RJ: It was exhausting, beyond exhausting. A homie of mine tweeted something while he was editing his manuscript a while back. I will never forget this because I was in the process of working on mine and he was in the process of completing his. And he said, ‘How do you all write more than one book? Oh my God.’ I had that frustration as well because this is tiring. It definitely brought up old emotions. I looked through a lot of pictures and obviously researched a lot of the Bible stories but I also think that, I’ll say, the hardest part about writing a book of poems is the order. I want to make sure that the experience is good from start to finish. So I’ll lay out all my poems, and look at it and find holes. Then you find less holes when shuffling and shuffling and then writing more poems and shuffling. It’s a long process. It took years ‘cause the earliest poem in there is something I wrote in college in 2011 or 2012. 

What do you want people to take away from the book?

RJ: Question everything.

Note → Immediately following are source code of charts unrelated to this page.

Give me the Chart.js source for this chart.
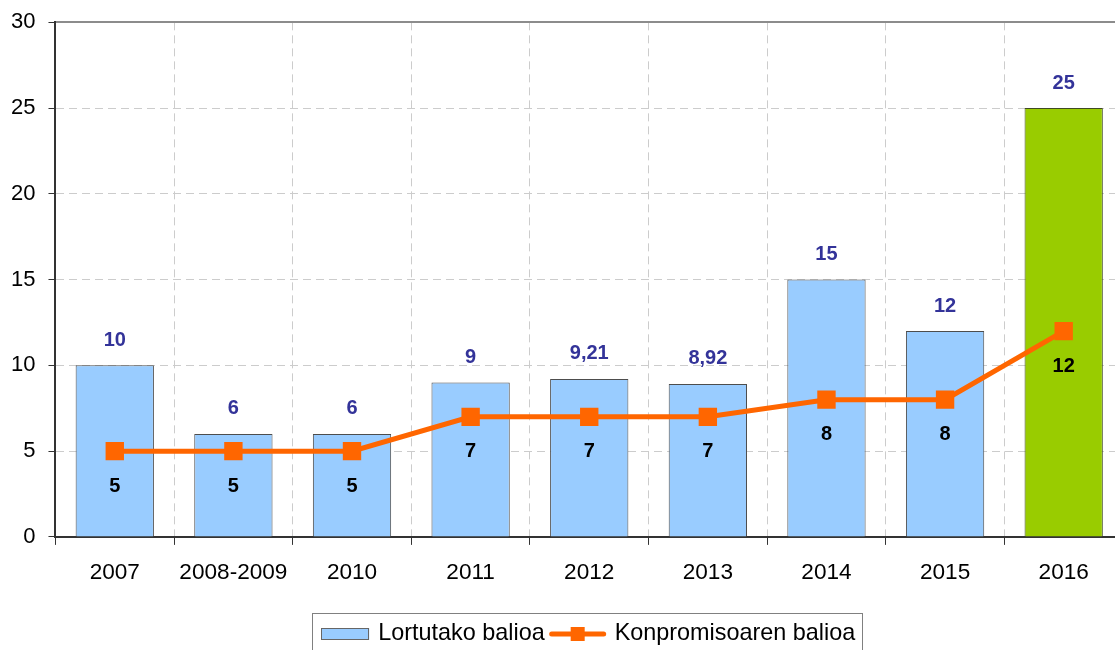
<!DOCTYPE html>
<html lang="eu">
<head>
    <meta charset="UTF-8">
    <title>Lortutako balioa</title>
    <script src="https://cdn.jsdelivr.net/npm/chart.js"></script>
    <style>
        html, body { margin: 0; padding: 0; overflow: hidden; background: #fff; }
        #myChart { display: block; }
    </style>
</head>
<body>
    <canvas id="myChart" width="1136" height="650"></canvas>
    <script>
        const urteak = ['2007', '2008-2009', '2010', '2011', '2012', '2013', '2014', '2015', '2016'];
        const lortutakoBalioa = [10, 6, 6, 9, 9.21, 8.92, 15, 12, 25];
        const konpromisoBalioa = [5, 5, 5, 7, 7, 7, 8, 8, 12];
        const yMin = 0;
        const yMax = 30;
        const yStep = 5;

        const FONT = "'Liberation Sans', Arial, sans-serif";

        function zenbakia(v) {
            return String(v).replace('.', ',');
        }

        // balioak barren gainean eta lerroaren azpian
        const etiketak = {
            id: 'etiketak',
            afterDatasetsDraw(chart) {
                const ctx = chart.ctx;
                ctx.save();
                ctx.font = 'bold 20px ' + FONT;
                ctx.textAlign = 'center';
                ctx.textBaseline = 'middle';
                chart.getDatasetMeta(0).data.forEach(function (bar, i) {
                    ctx.fillStyle = '#333399';
                    ctx.fillText(zenbakia(lortutakoBalioa[i]), bar.x, bar.y - 25);
                });
                chart.getDatasetMeta(1).data.forEach(function (pt, i) {
                    ctx.fillStyle = '#000000';
                    ctx.fillText(zenbakia(konpromisoBalioa[i]), pt.x, pt.y + 35);
                });
                ctx.restore();
            }
        };

        // legenda marko batekin, behean
        const legenda = {
            id: 'legenda',
            afterDraw(chart) {
                const ctx = chart.ctx;
                const a = chart.chartArea;
                const ds = chart.data.datasets;
                ctx.save();
                ctx.font = '23.4px ' + FONT;
                ctx.textBaseline = 'middle';
                const w1 = ctx.measureText(ds[0].label).width;
                const w2 = ctx.measureText(ds[1].label).width;
                const total = 9 + 48 + 9 + w1 + 4 + 58 + 8 + w2 + 7;
                const left = (a.left + a.right) / 2 - total / 2 - 2;
                const top = 613;
                const cy = 634;

                ctx.strokeStyle = '#808080';
                ctx.lineWidth = 1;
                ctx.strokeRect(Math.round(left) + 0.5, top + 0.5, Math.round(total), 50);

                let x = left + 9;
                ctx.fillStyle = ds[0].backgroundColor({ dataIndex: 0 });
                ctx.fillRect(x, cy - 6, 48, 12);
                ctx.strokeStyle = '#666666';
                ctx.strokeRect(Math.round(x) + 0.5, cy - 5.5, 47, 11);
                x += 48 + 9;
                ctx.fillStyle = '#000';
                ctx.fillText(ds[0].label, x, cy);
                x += w1 + 4;

                ctx.strokeStyle = ds[1].borderColor;
                ctx.lineWidth = 5;
                ctx.lineCap = 'round';
                ctx.beginPath();
                ctx.moveTo(x + 3, cy);
                ctx.lineTo(x + 55, cy);
                ctx.stroke();
                ctx.fillStyle = ds[1].borderColor;
                ctx.fillRect(x + 29 - 7, cy - 7, 14, 14);
                x += 58 + 8;
                ctx.fillStyle = '#000';
                ctx.fillText(ds[1].label, x, cy);
                ctx.restore();
            }
        };

        const chartData = {
            labels: urteak,
            datasets: [
                {
                    type: 'bar',
                    label: 'Lortutako balioa',
                    data: lortutakoBalioa,
                    backgroundColor: function (c) {
                        return c.dataIndex === lortutakoBalioa.length - 1 ? '#99CC00' : '#99CCFF';
                    },
                    borderColor: function (c) {
                        return c.dataIndex === lortutakoBalioa.length - 1 ? '#3F4A22' : '#4D4D4D';
                    },
                    borderWidth: 1,
                    barPercentage: 0.66,
                    categoryPercentage: 1,
                    order: 1
                },
                {
                    type: 'line',
                    label: 'Konpromisoaren balioa',
                    data: konpromisoBalioa,
                    borderColor: '#FF6600',
                    backgroundColor: '#FF6600',
                    borderWidth: 5,
                    pointStyle: 'rect',
                    pointRadius: 13,
                    pointBorderWidth: 0,
                    pointBackgroundColor: '#FF6600',
                    tension: 0,
                    order: 0
                }
            ]
        };

        const options = {
            responsive: false,
            animation: false,
            layout: {
                padding: { left: -2, right: 0, top: 5, bottom: 50 }
            },
            plugins: {
                legend: { display: false },
                tooltip: { enabled: false }
            },
            scales: {
                x: {
                    offset: true,
                    grid: {
                        offset: true,
                        color: '#CCCCCC',
                        lineWidth: 1,
                        tickLength: 8,
                        tickColor: '#333333',
                        tickWidth: 1
                    },
                    border: { display: true, color: '#333333', width: 2, dash: [8, 5] },
                    ticks: {
                        color: '#000',
                        padding: 14,
                        font: { family: FONT, size: 22.6 },
                        maxRotation: 0,
                        autoSkip: false
                    }
                },
                x2: {
                    type: 'category',
                    position: 'top',
                    labels: urteak,
                    grid: { display: false, drawTicks: false },
                    border: { display: true, color: '#8C8C8C', width: 2 },
                    ticks: { display: false }
                },
                y: {
                    min: yMin,
                    max: yMax,
                    grid: {
                        color: '#CCCCCC',
                        lineWidth: 1,
                        tickLength: 7,
                        tickColor: '#333333',
                        tickWidth: 1
                    },
                    border: { display: true, color: '#333333', width: 2, dash: [8, 5] },
                    ticks: {
                        stepSize: yStep,
                        color: '#000',
                        padding: 13,
                        font: { family: FONT, size: 22, lineHeight: 0.85 }
                    }
                }
            }
        };

        new Chart(document.getElementById('myChart'), {
            data: chartData,
            options: options,
            plugins: [etiketak, legenda]
        });
    </script>
</body>
</html>
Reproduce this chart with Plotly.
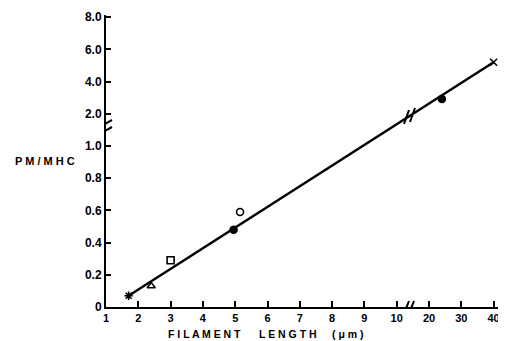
import plotly.graph_objects as go

# ---- data ----
x_values = [1.7, 2.4, 3.0, 4.95, 5.15, 24.0, 40.0]
y_values = [0.07, 0.13, 0.29, 0.48, 0.59, 2.92, 5.2]
symbols = ["asterisk-open", "triangle-up-open", "square-open", "circle",
           "circle-open", "circle", "x-thin-open"]
fit_x = [1.7, 40.0]
fit_y = [0.07, 5.2]
x_tick_values = [1, 2, 3, 4, 5, 6, 7, 8, 9, 10, 20, 30, 40]
x_tick_labels = ["1", "2", "3", "4", "5", "6", "7", "8", "9", "10", "20", "30", "40"]
y_tick_values = [0, 0.2, 0.4, 0.6, 0.8, 1.0, 2.0, 4.0, 6.0, 8.0]
y_tick_labels = ["0", "0.2", "0.4", "0.6", "0.8", "1.0", "2.0", "4.0", "6.0", "8.0"]


# broken-axis transforms (data -> plotting position)
def xpos(v):
    return v if v <= 10 else 10 + (v - 10) / 10.0


def ypos(v):
    return v / 0.2 if v <= 1.0 else 6 + (v - 2.0) / 2.0


FONT = "Liberation Sans, Arial, sans-serif"
OFF = 8  # page body margin in the viewer

# plot area in window pixels
L, R, T, B = 106, 504, 15, 307
W, H = 506 - OFF, 341 - OFF

fig = go.Figure()
fig.add_trace(go.Scatter(
    x=[xpos(v) for v in fit_x], y=[ypos(v) for v in fit_y],
    mode="lines", line=dict(color="black", width=2.5),
    hoverinfo="skip", showlegend=False))
fig.add_trace(go.Scatter(
    x=[xpos(v) for v in x_values], y=[ypos(v) for v in y_values],
    mode="markers",
    marker=dict(symbol=symbols, size=7, color="black",
                line=dict(color="black", width=1.6)),
    showlegend=False))


def px2x(px):
    return 1 + (px - 106) / 32.3


def px2y(py):
    return (307 - py) / 32.2


shapes = []
# break marks: y axis, x axis, fit line
for (x0, y0, x1, y1) in [
    (101, 126, 112, 120), (101, 133, 112, 127),     # y axis
    (405, 311, 409, 301), (410, 311, 414, 301),     # x axis
    (404, 124, 409, 110), (410, 122, 415, 108),     # fit line
]:
    shapes.append(dict(type="line", xref="x", yref="y",
                       x0=px2x(x0), y0=px2y(y0), x1=px2x(x1), y1=px2y(y1),
                       line=dict(color="black", width=2)))


def paper_x(px):
    return (px - L) / (R - L)


def paper_y(py):
    return (B - py) / (B - T)


xr = [1, px2x(R)]
yr = [0, px2y(T)]
xt = [xpos(v) for v in x_tick_values]
yt = [ypos(v) for v in y_tick_values]

title_font = dict(family=FONT, size=10.5, weight="bold")
annotations = [
    dict(text="P M / M H C", xref="paper", yref="paper", showarrow=False,
         x=paper_x(45), y=paper_y(161), xanchor="center", yanchor="middle",
         font=dict(family=FONT, size=11, weight="bold")),
]
for word, cx in [("F I L A M E N T", 204.5), ("L E N G T H", 287.5), ("( μ m )", 347.5)]:
    annotations.append(dict(text=word, xref="paper", yref="paper", showarrow=False,
                            x=paper_x(cx), y=paper_y(334), xanchor="center",
                            yanchor="middle", font=title_font))

fig.update_layout(
    width=W, height=H,
    margin=dict(l=L - OFF, r=W - (R - OFF), t=T - OFF, b=H - (B - OFF)),
    plot_bgcolor="white", paper_bgcolor="white",
    shapes=shapes,
    font=dict(family=FONT, size=11, color="black", weight="bold"),
    xaxis=dict(range=xr, showgrid=False, zeroline=False,
               showline=True, linecolor="black", linewidth=2,
               ticks="inside", ticklen=6, tickwidth=1.5, tickcolor="black",
               tickvals=xt, ticktext=x_tick_labels,
               tickfont=dict(family=FONT, size=11, weight="bold")),
    xaxis2=dict(range=xr, overlaying="x", side="bottom", anchor="y",
                showgrid=False, zeroline=False, showline=False,
                ticks="outside", ticklen=3, tickwidth=1.5, tickcolor="black",
                tickvals=xt, showticklabels=False),
    yaxis=dict(range=yr, showgrid=False, zeroline=False,
               showline=True, linecolor="black", linewidth=2,
               ticks="inside", ticklen=5, tickwidth=1.5, tickcolor="black",
               tickvals=yt, ticktext=y_tick_labels,
               tickfont=dict(family=FONT, size=12, weight="bold")),
    yaxis2=dict(range=yr, overlaying="y", side="left", anchor="x",
                showgrid=False, zeroline=False, showline=False,
                ticks="outside", ticklen=2, tickwidth=1.5, tickcolor="black",
                tickvals=yt, showticklabels=False),
    annotations=annotations,
)

fig.write_html("out.html")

My brother told my mom that he was leaving the religion. He wanted to believe in something because he believed in it, not because he was born in it. And that’s the overall take of my whole book. Believe in something because you believe in it, not because you’re born in it. But also one of the biggest things that I think this book does is it asks so many questions, whether I’m asking God, asking my mom, asking my Sunday school teacher, or asking myself. It really is going from a child who sits idly four times a week in the same spot at church to an adult that is seeing the world around her and critiquing different things.